Budget 2023-24 and TCS Provisions:
  • In the Budget for 2023-24, the government made changes to the TCS limits for foreign remittances.
  • Tax Collected at Source (TCS) is a direct tax levy collected by the seller from the buyer and deposited to the government.
  • For foreign outward remittances under LRS (excluding education and medical purposes), a 20% TCS will be applicable from July 1, 2023.
  • Previously, a 5% TCS was applicable for foreign outward remittances above Rs 7 lakh, and a 5% TCS without any threshold applied to overseas tour packages.
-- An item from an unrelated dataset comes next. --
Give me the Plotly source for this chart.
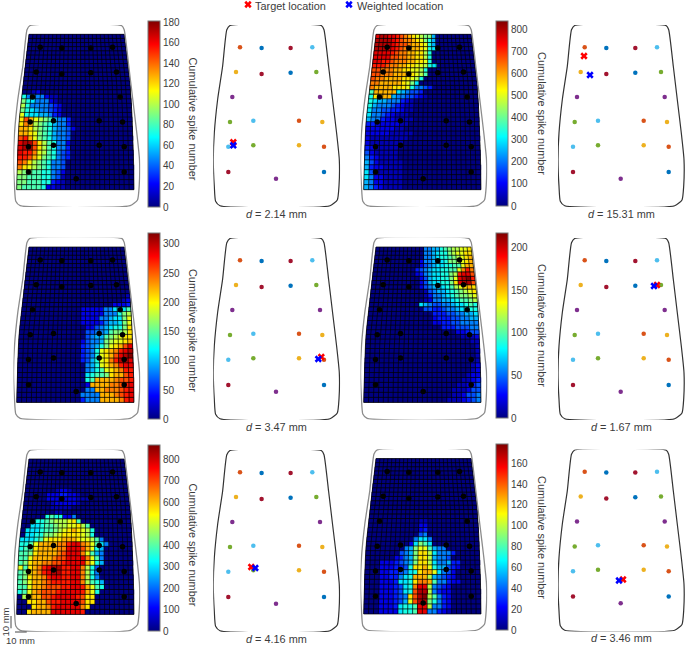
import numpy as np
import plotly.graph_objects as go

W, H = 685, 645
FONT = "Liberation Sans"
TEXT = "#3c3c3c"

# spike maps, one char per electrode: 0-9a-k = 0..100 % of the panel's colour range, 5 % steps
LEVELS = "0123456789abcdefghijk"
MAP_A = [""] * 13 + [
    "0012", "85555211", "a8755521", "b85555432", "a87655432", "c87766532",
    "dgecba96553", "dfeba986553", "eedba9865542", "eedca986554",
    "gheca986554", "ijjgdb98552", "ijjgdb98553", "ihhfcb98543", "hhgeca98543",
    "gfdba98554", "fdcba98554", "baa9988542", "aa99988541", "aa99988321", "a999982211",
]
MAP_B = [
    "ijjiihgfedcbaa6", "jjjjihgffedca86", "jjjjihggfeedc86", "jjjiihgffeedc87", "iiiihgffeeddb8",
    "iiiiggffeeddb8", "iihhgfffeeddc8", "hhhgffeeddccb87", "ggfffeeddccb8", "ggfffeeeddcb9",
    "gffeeeeddcb8", "ffeeeeedca7", "feeeedddc85543", "9eeeee765443", "8deee65544321",
    "8766555321", "8655543211", "7554433211", "755432111", "6553221111",
    "332222211", "22222211", "2222211111", "211111111", "21111111",
    "3211111", "4211111", "5321111", "64211111", "63221111", "74211111", "75221111", "65221111", "65321111",
]
MAP_C = [""] * 11 + [
    "1", "12", "2223", "22222557779", "222225558ab", "222255677ac", "222235667ac",
    "22456788ad", "445569aabd", "45669abcdd", "24556abccde", "34568acdegi",
    "3458cdefhij", "3458cdegijk", "3468cdfhjji", "568cdefhii", "5689cdefhh", "7899adeegh",
    "89eeeefggh", "2eeeeffghi", "55eefffghi", "5555eeefghi", "3555eeeefhi",
]
MAP_D = [
    "556689abbccd", "556788abccdd", "5567889abcde", "2556778aabcde", "2456778899cee", "3456778899cfhf",
    "23567788abhiig", "2467788acijkh", "2467788adijjg", "24566789bcded", "14566789abcd", "13556789aabc",
    "1255667899ab", "7654455677898", "443345567788", "3334455667", "2333445566", "2233445555",
    "33344455", "22344", "1112", "11", "1", "1", "1", "11", "12", "12", "122", "1123", "11234", "111244", "112445", "1112345",
]
MAP_E = [""] * 7 + [
    "000000012210", "0000022233221", "000002222222111", "0000001222221", "00000011111", "000000011",
    "000008988225", "000889abbbcd9", "0077899abbccdb9", "0777899abcdedcb8", "07788aabcddddcb8",
    "77789cdddeeedccb95", "889ceeeeffhiifec975", "899deeeeffiiigec86", "99adeeeefgiiifc965", "99ceeeefggiiiifc95",
    "9adeeffgghiiiiec86", "c9defhijjhhiifb84", "9adefhijjhhiifb85", "9adeefhiihhiifb85", "9aceefghhhhiifb986",
    "99ceefggghhiihec98", "89cefggghiiiihec8", "0bdeegghiiiihgdd", "00ddeeghhiiiigdd", "000deefhiiiiifd", "00deeeeiiiiiih",
]
MAP_F = [""] * 14 + [
    "0000000000011", "0000000000022", "0000000000023", "0000000000045", "00000000005775", "00000000027a97",
    "0000000056acc9655", "0000000456addb75553", "0000002356addb6554", "0002223456addb755633",
    "0002223348ddec866432", "00022334578deec7542", "0002233578eeeb65432", "0002223778dffe955322",
    "0002223478fiib5432", "0002223478gjjb5322", "000222345dgjkb9532", "000222346cgjja8532",
    "00022237889iib5532", "00022227889ii55321",
]
ALIGN = ["left", "left", "right", "right", "left", "left"]
SPIKE_MAPS = [MAP_A, MAP_B, MAP_C, MAP_D, MAP_E, MAP_F]
CMAX = [181, 840, 318, 217, 866, 178.5]
DTICK = [20, 100, 50, 50, 100, 20]
DISTANCES = ["2.14", "15.31", "3.47", "1.67", "4.16", "3.46"]

# electrode layout, same for all panels
ELEC_X = [26.7, 48.3, 77.3, 99, 22.7, 48.3, 77.3, 103, 19, 106.7, 16.7, 40, 85.7, 109, 15, 40, 85.7, 110.7, 15, 62.7, 110.7]
ELEC_Y = [22.3, 23, 23, 22.3, 47, 49, 47.7, 47, 72, 72, 97, 95.7, 95.7, 97, 121.7, 120.3, 120.3, 121.7, 147, 153.7, 147]
ELEC_COL = ["#D95319", "#0072BD", "#A2142F", "#4DBEEE", "#EDB120", "#A2142F", "#0072BD", "#77AC30", "#7E2F8E", "#7E2F8E",
            "#77AC30", "#4DBEEE", "#D95319", "#EDB120", "#4DBEEE", "#77AC30", "#EDB120", "#D95319", "#A2142F", "#7E2F8E", "#0072BD"]

TARGET_X = [20, 26, 108, 99, 38, 65]
TARGET_Y = [117.3, 31, 119, 47, 117, 130]
WEIGHTED_X = [20, 32, 105, 96, 42, 61]
WEIGHTED_Y = [120.3, 50, 121, 48, 118, 131]

# array outline
OUT_X = [16.7, 13.5, 9.3, 4.3, 1, 0, 1, 2.3, 6.7, 116.7, 124, 125.7, 126, 123.3, 119.3, 115.3, 110.7, 108.3, 16.7]
OUT_Y = [0.5, 4.7, 41.3, 74.7, 108, 134.7, 161.3, 176.3, 180.7, 180.7, 175, 161, 134.7, 108, 74.7, 41.3, 4.7, 0.7, 0.5]

# warped grid edge of the 24 x 34 electrode map
GRID_Y = [9.3, 41.7, 71.7, 96.7, 130, 164.7]
GRID_L = [15.5, 11.5, 8.2, 5.5, 3.9, 3.2]
GRID_R = [110.5, 115, 117.6, 118.8, 120, 120.5]
N_COL, N_ROW = 24, 34

# panel positions in page pixels
HEAT_POS = [(13.5, 25), (360.5, 25), (13.5, 237.7), (360.5, 237.7), (13.5, 449.7), (360.5, 449.3)]
DOT_POS = [(213.3, 25), (558, 25), (213.3, 238), (558, 238), (213.3, 450), (558, 449.5)]
CBAR_POS = [(148, 21, 186), (496, 21, 185), (148, 233.3, 186), (496, 233, 185), (148, 445, 186), (496, 444, 186)]
CBAR_TITLE_POS = [(193, 118.5), (541.7, 113.8), (193, 330), (541.7, 325.8), (193, 544.5), (541.7, 537.8)]

PW, PH = 127, 182
JET = [[0, "#000080"], [0.125, "#0000ff"], [0.375, "#00ffff"], [0.625, "#ffff00"], [0.875, "#ff0000"], [1, "#800000"]]

fig = go.Figure()
layout = {}


def add_axes(n, left, top, w, h):
    layout[f"xaxis{n}"] = dict(domain=[left / W, min((left + w) / W, 1)], range=[0, w], visible=False, anchor=f"y{n}", fixedrange=True)
    layout[f"yaxis{n}"] = dict(domain=[1 - (top + h) / H, 1 - top / H], range=[h, 0], visible=False, anchor=f"x{n}", fixedrange=True)


def outline(n, color, width):
    fig.add_trace(go.Scatter(x=OUT_X, y=OUT_Y, mode="lines", line=dict(color=color, width=width, shape="spline", smoothing=0.5),
                             xaxis=f"x{n}", yaxis=f"y{n}", hoverinfo="skip", showlegend=False))


# row heights grow towards the bottom of the array
heights = np.linspace(4.1, 5.05, N_ROW)
y_edges = GRID_Y[0] + np.concatenate([[0], np.cumsum(heights)]) * (GRID_Y[-1] - GRID_Y[0]) / heights.sum()
x_left = np.interp(y_edges, GRID_Y, GRID_L)
x_right = np.interp(y_edges, GRID_Y, GRID_R)

add_axes(14, 0, 0, W, H)

# dark backing under the heatmaps so rounding gaps between rows don't show white
back_pts = list(zip(x_left, y_edges)) + list(zip(x_right[::-1], y_edges[::-1]))
back_path = "M " + " L ".join(f"{a:.2f},{b:.2f}" for a, b in back_pts) + " Z"

for p, rows in enumerate(SPIKE_MAPS):
    n = p + 2
    add_axes(n, HEAT_POS[p][0], HEAT_POS[p][1], PW, PH)
    fig.add_shape(type="path", path=back_path, xref=f"x{n}", yref=f"y{n}", fillcolor="#000020", line=dict(width=0), layer="below")
    for r, row in enumerate(rows):
        row = row.rjust(N_COL, "0") if ALIGN[p] == "right" else row.ljust(N_COL, "0")
        z = [LEVELS.index(c) * 0.05 * CMAX[p] for c in row[:N_COL]]
        mid_l = (x_left[r] + x_left[r + 1]) / 2
        mid_r = (x_right[r] + x_right[r + 1]) / 2
        fig.add_trace(go.Heatmap(z=[z], x=np.linspace(mid_l, mid_r, N_COL + 1), y=[y_edges[r], y_edges[r + 1]],
                                 coloraxis=f"coloraxis{p + 1}" if p else "coloraxis", xaxis=f"x{n}", yaxis=f"y{n}", hoverinfo="skip"))

    # black grid lines on top of the cells
    gx, gy = [], []
    for r in range(N_ROW + 1):
        gx += [x_left[r], x_right[r], None]
        gy += [y_edges[r], y_edges[r], None]
    for c in range(N_COL + 1):
        gx += list(x_left + (x_right - x_left) * c / N_COL) + [None]
        gy += list(y_edges) + [None]
    fig.add_trace(go.Scatter(x=gx, y=gy, mode="lines", line=dict(color="black", width=0.7),
                             xaxis=f"x{n}", yaxis=f"y{n}", hoverinfo="skip", showlegend=False))
    outline(n, "#8c8c8c", 1.3)
    fig.add_trace(go.Scatter(x=ELEC_X, y=ELEC_Y, mode="markers", marker=dict(color="black", size=5.5),
                             xaxis=f"x{n}", yaxis=f"y{n}", hoverinfo="skip", showlegend=False))

    cb_x, cb_y, cb_len = CBAR_POS[p]
    layout["coloraxis" + (str(p + 1) if p else "")] = dict(
        cmin=0, cmax=CMAX[p], colorscale=JET,
        colorbar=dict(x=cb_x / W, xanchor="left", y=1 - (cb_y + cb_len) / H, yanchor="bottom",
                      len=cb_len, lenmode="pixels", thickness=12, thicknessmode="pixels",
                      xpad=0, ypad=0, tick0=0, dtick=DTICK[p], ticks="", outlinecolor="#777777", outlinewidth=1,
                      tickfont=dict(family=FONT, size=10, color=TEXT)))
    fig.add_annotation(x=CBAR_TITLE_POS[p][0], y=CBAR_TITLE_POS[p][1], xref="x14", yref="y14", text="Cumulative spike number",
                       textangle=90, showarrow=False, font=dict(family=FONT, size=10.9, color=TEXT))

for p in range(6):
    n = p + 8
    add_axes(n, DOT_POS[p][0], DOT_POS[p][1], PW, PH)
    outline(n, "#333333", 1.2)
    fig.add_trace(go.Scatter(x=ELEC_X, y=ELEC_Y, mode="markers", marker=dict(color=ELEC_COL, size=4.5),
                             xaxis=f"x{n}", yaxis=f"y{n}", hoverinfo="skip", showlegend=False))
    fig.add_trace(go.Scatter(x=[TARGET_X[p]], y=[TARGET_Y[p]], mode="markers", marker=dict(color="#ff0000", size=6.5, symbol="x", line=dict(width=0)),
                             xaxis=f"x{n}", yaxis=f"y{n}", hoverinfo="skip", showlegend=False))
    fig.add_trace(go.Scatter(x=[WEIGHTED_X[p]], y=[WEIGHTED_Y[p]], mode="markers", marker=dict(color="#0000ff", size=6.5, symbol="x", line=dict(width=0)),
                             xaxis=f"x{n}", yaxis=f"y{n}", hoverinfo="skip", showlegend=False))
    fig.add_annotation(x=DOT_POS[p][0] + 63.5, y=DOT_POS[p][1] + 188.5, xref="x14", yref="y14", text=f"<i>d</i> = {DISTANCES[p]} mm",
                       showarrow=False, font=dict(family=FONT, size=10.9, color=TEXT))

# page layer: key and scale bars
fig.add_trace(go.Scatter(x=[248, 349], y=[4.5, 4.5], mode="markers",
                         marker=dict(color=["#ff0000", "#0000ff"], size=6.5, symbol="x", line=dict(width=0)),
                         xaxis="x14", yaxis="y14", hoverinfo="skip", showlegend=False))
fig.add_trace(go.Scatter(x=[255, 357], y=[7, 7], mode="text", text=["Target location", "Weighted location"], textposition="middle right",
                         textfont=dict(family=FONT, size=10.9, color=TEXT), xaxis="x14", yaxis="y14", hoverinfo="skip", showlegend=False))
fig.add_trace(go.Scatter(x=[11, 11, None, 15, 26.7], y=[616, 628.3, None, 632, 632], mode="lines", line=dict(color="#333333", width=0.9),
                         xaxis="x14", yaxis="y14", hoverinfo="skip", showlegend=False))
fig.add_annotation(x=4.5, y=622, xref="x14", yref="y14", text="10 mm", textangle=-90, showarrow=False, font=dict(family=FONT, size=9.5, color=TEXT))
fig.add_annotation(x=20.5, y=640, xref="x14", yref="y14", text="10 mm", showarrow=False, font=dict(family=FONT, size=9.5, color=TEXT))

fig.update_layout(width=W, height=H, autosize=False, margin=dict(l=0, r=0, t=0, b=0),
                  paper_bgcolor="white", plot_bgcolor="rgba(0,0,0,0)", showlegend=False, **layout)

fig.write_html("out.html", config=dict(displayModeBar=False), post_script="document.body.style.margin='0';")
Liberalised Remittance Scheme (LRS):

Introduction and Eligibility:
  • The Reserve Bank of India introduced the Liberalised Remittance Scheme in 2004.
  • The scheme allows resident individuals, including minors, to freely remit up to USD 2,50,000 per financial year for permissible current or capital account transactions.
  • Corporations, partnership firms, Hindu Undivided Family (HUF), trusts, etc., are not eligible for the scheme.
Remittance Limit and Frequency:
  • There are no restrictions on the frequency of remittances under LRS.
  • Once an individual has remitted up to USD 2,50,000 during the financial year, they cannot make any further remittances under the scheme.
Permissible Usage of Remitted Money:
  • Remittances can be used for various purposes, including travel expenses (personal or business), medical treatment, education, gifts and donations, maintenance of close relatives, etc.
  • Funds can be invested in shares, debt instruments, and immovable properties in overseas markets.
  • Individuals can open and maintain foreign currency accounts with banks outside India for transactions allowed under the scheme.
Prohibited Transactions:
  • Transactions specifically prohibited under Schedule-I or restricted under Schedule-II of the Foreign Exchange Management (Current Account Transactions) Rules, 2000 are not allowed.
  • Trading in foreign exchange abroad is prohibited.
  • Capital account remittances to countries identified as “non-cooperative countries and territories” by the Financial Action Task Force (FATF) are not permitted.
  • Remittances to individuals and entities identified as posing a significant risk of terrorism, as advised by the Reserve Bank, are also prohibited.
  • Resident individuals must provide their Permanent Account Number (PAN) for all transactions under LRS conducted through Authorized Persons.

Possible Impacts:

Tedious Task for Banks:

  • Banks will face a challenging task of monitoring and keeping track of each transaction to ensure compliance with the 20% Tax Collected at Source (TCS) rule.

Transactions Outside TCS Purview:

  • Transactions for education and medical expenses, among others, remain exempt from the higher 20% TCS, creating complexity in tracking and applying the tax.

Increased Cost of Foreign Travel:

  • Foreign travel expenses will become 20% more expensive due to the blocked amount that will be refunded through the income tax process.

Refunds and Income Tax Filing:

  • Taxpayers will have the option to claim the 20% TCS back while filing their Income Tax Returns (ITR). However, this process adds an additional step and time before the amount is refunded.

Widening Pricing Gap:

  • The introduction of a 5% TCS on LRS remittances in 2020 already caused a significant loss of business for domestic travel and tour agents.
  • Global Travel Agents (GTAs) that evade TCS compliance can offer better pricing on their platforms, creating a pricing gap.
  • The four-fold increase in the tax rate further widens the pricing gap, making upfront costs for travelers even higher when booking with domestic travel agents.